▶ _RECORDS FOR THE TASK_
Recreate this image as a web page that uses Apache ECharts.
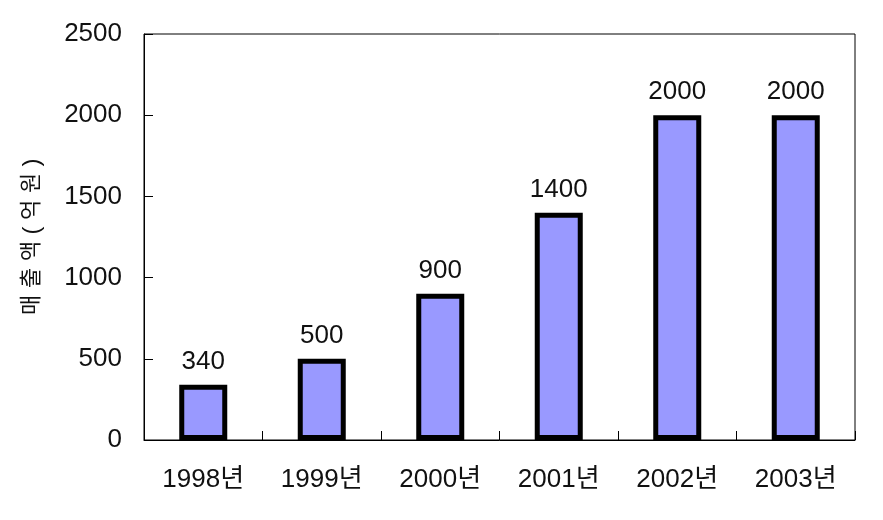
<!DOCTYPE html>
<html><head><meta charset="utf-8">
<script src="https://cdn.jsdelivr.net/npm/echarts@6/dist/echarts.min.js"></script>
<style>html,body{margin:0;padding:0;background:#fff}#c{width:883px;height:520px}</style>
</head><body><div id="c"></div>
<script>
const categories = ['1998년','1999년','2000년','2001년','2002년','2003년'];
const sales = [340, 500, 900, 1400, 2000, 2000];
const yTicks = [0, 500, 1000, 1500, 2000, 2500];
const yName = '매출액(억원)';

const FONT = '"Liberation Sans", "Noto Sans CJK KR", sans-serif';
const nameRich = Array.from(yName).map(ch => (ch === '(' || ch === ')') ? '{p|' + ch + '}' : '{h|' + ch + '}').join('');
const chart = echarts.init(document.getElementById('c'), null, {renderer:'canvas'});
chart.setOption({
  animation:false,
  backgroundColor:'#fff',
  grid:{left:144, top:34, right:28, bottom:80, show:true, borderColor:'#000', borderWidth:1, backgroundColor:'transparent'},
  xAxis:{
    type:'category', data:categories,
    axisLine:{show:true, lineStyle:{color:'#000', width:1}},
    axisTick:{show:true, inside:true, length:9, lineStyle:{color:'#000'}},
    axisLabel:{color:'#111', fontSize:26, fontFamily:FONT, margin:27}
  },
  yAxis:{
    type:'value', min:yTicks[0], max:yTicks[yTicks.length-1], interval:500,
    name:nameRich, nameLocation:'middle', nameGap:100, nameRotate:90,
    nameTextStyle:{color:'#111', fontSize:22, fontFamily:FONT,
      rich:{h:{fontSize:22, fontFamily:FONT, color:'#111', width:27, align:'center'},
            p:{fontSize:24, fontFamily:FONT, color:'#111', width:14, align:'center'}}},
    axisLine:{show:true, lineStyle:{color:'#000', width:1}},
    axisTick:{show:true, inside:true, length:9, lineStyle:{color:'#000'}},
    splitLine:{show:false},
    axisLabel:{color:'#111', fontSize:26, fontFamily:FONT, margin:22, formatter: v => String(v)}
  },
  series:[{
    type:'bar', data:sales, barWidth:48,
    itemStyle:{color:'#9999FF', borderColor:'#000', borderWidth:5},
    label:{show:true, position:'top', distance:10, color:'#111', fontSize:26, fontFamily:FONT}
  }]
});
</script></body></html>
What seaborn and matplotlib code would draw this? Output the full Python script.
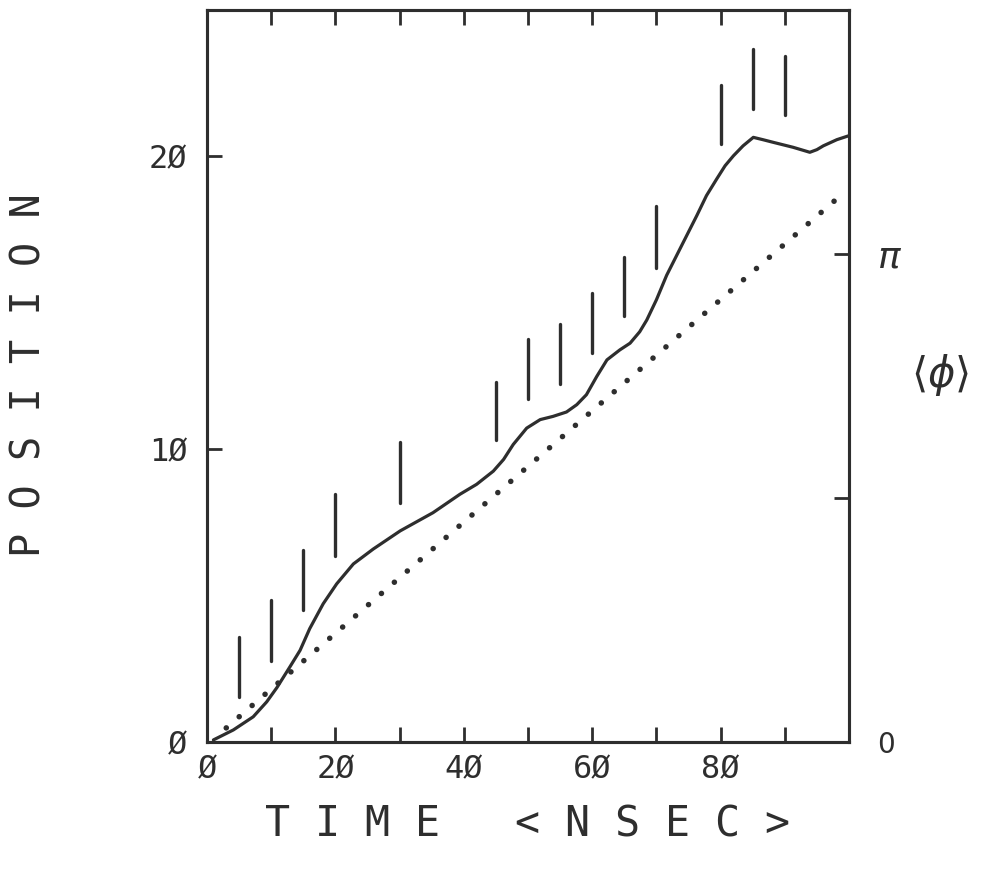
import numpy as np
import matplotlib
matplotlib.use("Agg")
import matplotlib.pyplot as plt
import seaborn as sns

# Mean position of the front versus time (solid curve)
pos_t = [1.0, 4.1, 7.2, 9.3, 10.9, 12.9, 14.5, 16.0, 18.1, 20.2, 22.8, 25.9,
         30.1, 35.2, 39.4, 42.0, 44.6, 46.2, 47.7, 49.8, 51.9, 53.9, 56.0,
         57.6, 59.1, 60.7, 62.3, 64.3, 65.9, 67.4, 68.5, 70.0, 71.6, 74.2,
         76.3, 77.8, 79.4, 80.7, 82.0, 83.5, 85.1, 86.6, 88.2, 91.3, 93.9,
         95.0, 96.0, 98.1, 99.9]
pos_x = [0.07, 0.41, 0.86, 1.37, 1.86, 2.56, 3.13, 3.87, 4.72, 5.40, 6.08,
         6.59, 7.21, 7.83, 8.46, 8.80, 9.25, 9.65, 10.16, 10.72, 11.01, 11.12,
         11.27, 11.52, 11.86, 12.48, 13.05, 13.39, 13.62, 14.01, 14.41, 15.10,
         15.94, 17.07, 17.98, 18.66, 19.23, 19.68, 20.02, 20.36, 20.65, 20.57,
         20.48, 20.31, 20.14, 20.23, 20.36, 20.57, 20.70]

# Straight reference line (dotted), end points
ref_t = [3, 99]
ref_x = [0.48, 18.72]

# Phase bars: time, lower and upper ends (in position units)
bar_t = [5, 10, 15, 20, 30, 45, 50, 55, 60, 65, 70, 80, 85, 90]
bar_lo = [1.53, 2.76, 4.52, 6.36, 8.16, 10.31, 11.73, 12.24, 13.3, 14.56,
          16.19, 20.44, 21.63, 21.43]
bar_hi = [3.57, 4.86, 6.56, 8.47, 10.25, 12.31, 13.78, 14.29, 15.34, 16.56,
          18.3, 22.45, 23.67, 23.43]

x_ticks = list(range(0, 101, 10))
x_labels = ["Ø", "", "2Ø", "", "4Ø", "", "6Ø", "", "8Ø", "", ""]
y_ticks = [0, 10, 20]
y_labels = ["Ø", "1Ø", "2Ø"]
phi_ticks = [0, np.pi / 2, np.pi]
phi_labels = ["0", "", r"$\pi$"]

sns.set_style("white")
plt.rcParams["font.family"] = ["DejaVu Sans Mono", "DejaVu Sans"]

ink = "#2e2e2e"
fig = plt.figure(figsize=(9.88, 8.76), dpi=100)
fig.patch.set_facecolor("white")
ax = fig.add_axes([0.2095, 0.153, 0.6498, 0.8356])

sns.lineplot(x=pos_t, y=pos_x, ax=ax, color=ink, lw=2.3, estimator=None)
ax.plot(ref_t, ref_x, color=ink, lw=4.0, ls=(0, (0.01, 3.07)),
        dash_capstyle="round")
ax.vlines(bar_t, bar_lo, bar_hi, color=ink, lw=2.4, capstyle="round")

ax.set_xlim(0, 100)
ax.set_ylim(0, 25)
ax.set_xticks(x_ticks)
ax.set_xticklabels(x_labels, fontsize=23, color=ink)
ax.set_yticks(y_ticks)
ax.set_yticklabels(y_labels, fontsize=23, color=ink)
ax.tick_params(axis="x", direction="in", length=11, width=2.0, top=True,
               bottom=True, pad=9, colors=ink)
ax.tick_params(axis="y", direction="in", length=11, width=2.0, left=True,
               right=False, pad=14, colors=ink)
for s in ax.spines.values():
    s.set_visible(True)
    s.set_linewidth(2.2)
    s.set_color(ink)

ax2 = ax.twinx()
ax2.set_ylim(0, 1.5 * np.pi)
ax2.set_yticks(phi_ticks)
ax2.set_yticklabels(phi_labels, fontsize=20, color=ink, family="DejaVu Sans")
ax2.get_yticklabels()[2].set_fontsize(27)
ax2.tick_params(axis="y", direction="in", length=11, width=2.0, right=True,
                pad=20, colors=ink)
for s in ax2.spines.values():
    s.set_linewidth(2.2)
    s.set_color(ink)

ax.set_xlabel("T I M E   < N S E C >", fontsize=30, color=ink)
ax.xaxis.set_label_coords(0.5, -0.113)
ax.xaxis.label.set_va("center")
ax.set_ylabel("P O S I T I O N", fontsize=29, color=ink)
ax.yaxis.set_label_coords(-0.276, 0.501)
ax.yaxis.label.set_va("center")
ax2.set_ylabel(r"$\langle\phi\rangle$", fontsize=30, color=ink, rotation=0,
               family="DejaVu Sans")
ax2.yaxis.set_label_coords(1.142, 0.501)
ax2.yaxis.label.set_va("center")
ax2.yaxis.label.set_ha("center")

fig.savefig("out.png", dpi=100, facecolor="white")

▶ _TASK STATEMENT_
Omit every picture, then repeat the remaining data exactly as it appears above.

▶ _EXERCISE RESPONSE_
Recreate this image as a web page that uses Apache ECharts.
<!DOCTYPE html>
<html><head><meta charset="utf-8">
<script src="https://cdn.jsdelivr.net/npm/echarts@6/dist/echarts.min.js"></script>
<style>html,body{margin:0;padding:0;background:#fff}#c{width:883px;height:520px}</style>
</head><body><div id="c"></div>
<script>
const categories = ['1998년','1999년','2000년','2001년','2002년','2003년'];
const sales = [340, 500, 900, 1400, 2000, 2000];
const yTicks = [0, 500, 1000, 1500, 2000, 2500];
const yName = '매출액(억원)';

const FONT = '"Liberation Sans", "Noto Sans CJK KR", sans-serif';
const nameRich = Array.from(yName).map(ch => (ch === '(' || ch === ')') ? '{p|' + ch + '}' : '{h|' + ch + '}').join('');
const chart = echarts.init(document.getElementById('c'), null, {renderer:'canvas'});
chart.setOption({
  animation:false,
  backgroundColor:'#fff',
  grid:{left:144, top:34, right:28, bottom:80, show:true, borderColor:'#000', borderWidth:1, backgroundColor:'transparent'},
  xAxis:{
    type:'category', data:categories,
    axisLine:{show:true, lineStyle:{color:'#000', width:1}},
    axisTick:{show:true, inside:true, length:9, lineStyle:{color:'#000'}},
    axisLabel:{color:'#111', fontSize:26, fontFamily:FONT, margin:27}
  },
  yAxis:{
    type:'value', min:yTicks[0], max:yTicks[yTicks.length-1], interval:500,
    name:nameRich, nameLocation:'middle', nameGap:100, nameRotate:90,
    nameTextStyle:{color:'#111', fontSize:22, fontFamily:FONT,
      rich:{h:{fontSize:22, fontFamily:FONT, color:'#111', width:27, align:'center'},
            p:{fontSize:24, fontFamily:FONT, color:'#111', width:14, align:'center'}}},
    axisLine:{show:true, lineStyle:{color:'#000', width:1}},
    axisTick:{show:true, inside:true, length:9, lineStyle:{color:'#000'}},
    splitLine:{show:false},
    axisLabel:{color:'#111', fontSize:26, fontFamily:FONT, margin:22, formatter: v => String(v)}
  },
  series:[{
    type:'bar', data:sales, barWidth:48,
    itemStyle:{color:'#9999FF', borderColor:'#000', borderWidth:5},
    label:{show:true, position:'top', distance:10, color:'#111', fontSize:26, fontFamily:FONT}
  }]
});
</script></body></html>
What seaborn and matplotlib code would draw this? Output the full Python script.
import numpy as np
import matplotlib
matplotlib.use("Agg")
import matplotlib.pyplot as plt
import seaborn as sns

# Mean position of the front versus time (solid curve)
pos_t = [1.0, 4.1, 7.2, 9.3, 10.9, 12.9, 14.5, 16.0, 18.1, 20.2, 22.8, 25.9,
         30.1, 35.2, 39.4, 42.0, 44.6, 46.2, 47.7, 49.8, 51.9, 53.9, 56.0,
         57.6, 59.1, 60.7, 62.3, 64.3, 65.9, 67.4, 68.5, 70.0, 71.6, 74.2,
         76.3, 77.8, 79.4, 80.7, 82.0, 83.5, 85.1, 86.6, 88.2, 91.3, 93.9,
         95.0, 96.0, 98.1, 99.9]
pos_x = [0.07, 0.41, 0.86, 1.37, 1.86, 2.56, 3.13, 3.87, 4.72, 5.40, 6.08,
         6.59, 7.21, 7.83, 8.46, 8.80, 9.25, 9.65, 10.16, 10.72, 11.01, 11.12,
         11.27, 11.52, 11.86, 12.48, 13.05, 13.39, 13.62, 14.01, 14.41, 15.10,
         15.94, 17.07, 17.98, 18.66, 19.23, 19.68, 20.02, 20.36, 20.65, 20.57,
         20.48, 20.31, 20.14, 20.23, 20.36, 20.57, 20.70]

# Straight reference line (dotted), end points
ref_t = [3, 99]
ref_x = [0.48, 18.72]

# Phase bars: time, lower and upper ends (in position units)
bar_t = [5, 10, 15, 20, 30, 45, 50, 55, 60, 65, 70, 80, 85, 90]
bar_lo = [1.53, 2.76, 4.52, 6.36, 8.16, 10.31, 11.73, 12.24, 13.3, 14.56,
          16.19, 20.44, 21.63, 21.43]
bar_hi = [3.57, 4.86, 6.56, 8.47, 10.25, 12.31, 13.78, 14.29, 15.34, 16.56,
          18.3, 22.45, 23.67, 23.43]

x_ticks = list(range(0, 101, 10))
x_labels = ["Ø", "", "2Ø", "", "4Ø", "", "6Ø", "", "8Ø", "", ""]
y_ticks = [0, 10, 20]
y_labels = ["Ø", "1Ø", "2Ø"]
phi_ticks = [0, np.pi / 2, np.pi]
phi_labels = ["0", "", r"$\pi$"]

sns.set_style("white")
plt.rcParams["font.family"] = ["DejaVu Sans Mono", "DejaVu Sans"]

ink = "#2e2e2e"
fig = plt.figure(figsize=(9.88, 8.76), dpi=100)
fig.patch.set_facecolor("white")
ax = fig.add_axes([0.2095, 0.153, 0.6498, 0.8356])

sns.lineplot(x=pos_t, y=pos_x, ax=ax, color=ink, lw=2.3, estimator=None)
ax.plot(ref_t, ref_x, color=ink, lw=4.0, ls=(0, (0.01, 3.07)),
        dash_capstyle="round")
ax.vlines(bar_t, bar_lo, bar_hi, color=ink, lw=2.4, capstyle="round")

ax.set_xlim(0, 100)
ax.set_ylim(0, 25)
ax.set_xticks(x_ticks)
ax.set_xticklabels(x_labels, fontsize=23, color=ink)
ax.set_yticks(y_ticks)
ax.set_yticklabels(y_labels, fontsize=23, color=ink)
ax.tick_params(axis="x", direction="in", length=11, width=2.0, top=True,
               bottom=True, pad=9, colors=ink)
ax.tick_params(axis="y", direction="in", length=11, width=2.0, left=True,
               right=False, pad=14, colors=ink)
for s in ax.spines.values():
    s.set_visible(True)
    s.set_linewidth(2.2)
    s.set_color(ink)

ax2 = ax.twinx()
ax2.set_ylim(0, 1.5 * np.pi)
ax2.set_yticks(phi_ticks)
ax2.set_yticklabels(phi_labels, fontsize=20, color=ink, family="DejaVu Sans")
ax2.get_yticklabels()[2].set_fontsize(27)
ax2.tick_params(axis="y", direction="in", length=11, width=2.0, right=True,
                pad=20, colors=ink)
for s in ax2.spines.values():
    s.set_linewidth(2.2)
    s.set_color(ink)

ax.set_xlabel("T I M E   < N S E C >", fontsize=30, color=ink)
ax.xaxis.set_label_coords(0.5, -0.113)
ax.xaxis.label.set_va("center")
ax.set_ylabel("P O S I T I O N", fontsize=29, color=ink)
ax.yaxis.set_label_coords(-0.276, 0.501)
ax.yaxis.label.set_va("center")
ax2.set_ylabel(r"$\langle\phi\rangle$", fontsize=30, color=ink, rotation=0,
               family="DejaVu Sans")
ax2.yaxis.set_label_coords(1.142, 0.501)
ax2.yaxis.label.set_va("center")
ax2.yaxis.label.set_ha("center")

fig.savefig("out.png", dpi=100, facecolor="white")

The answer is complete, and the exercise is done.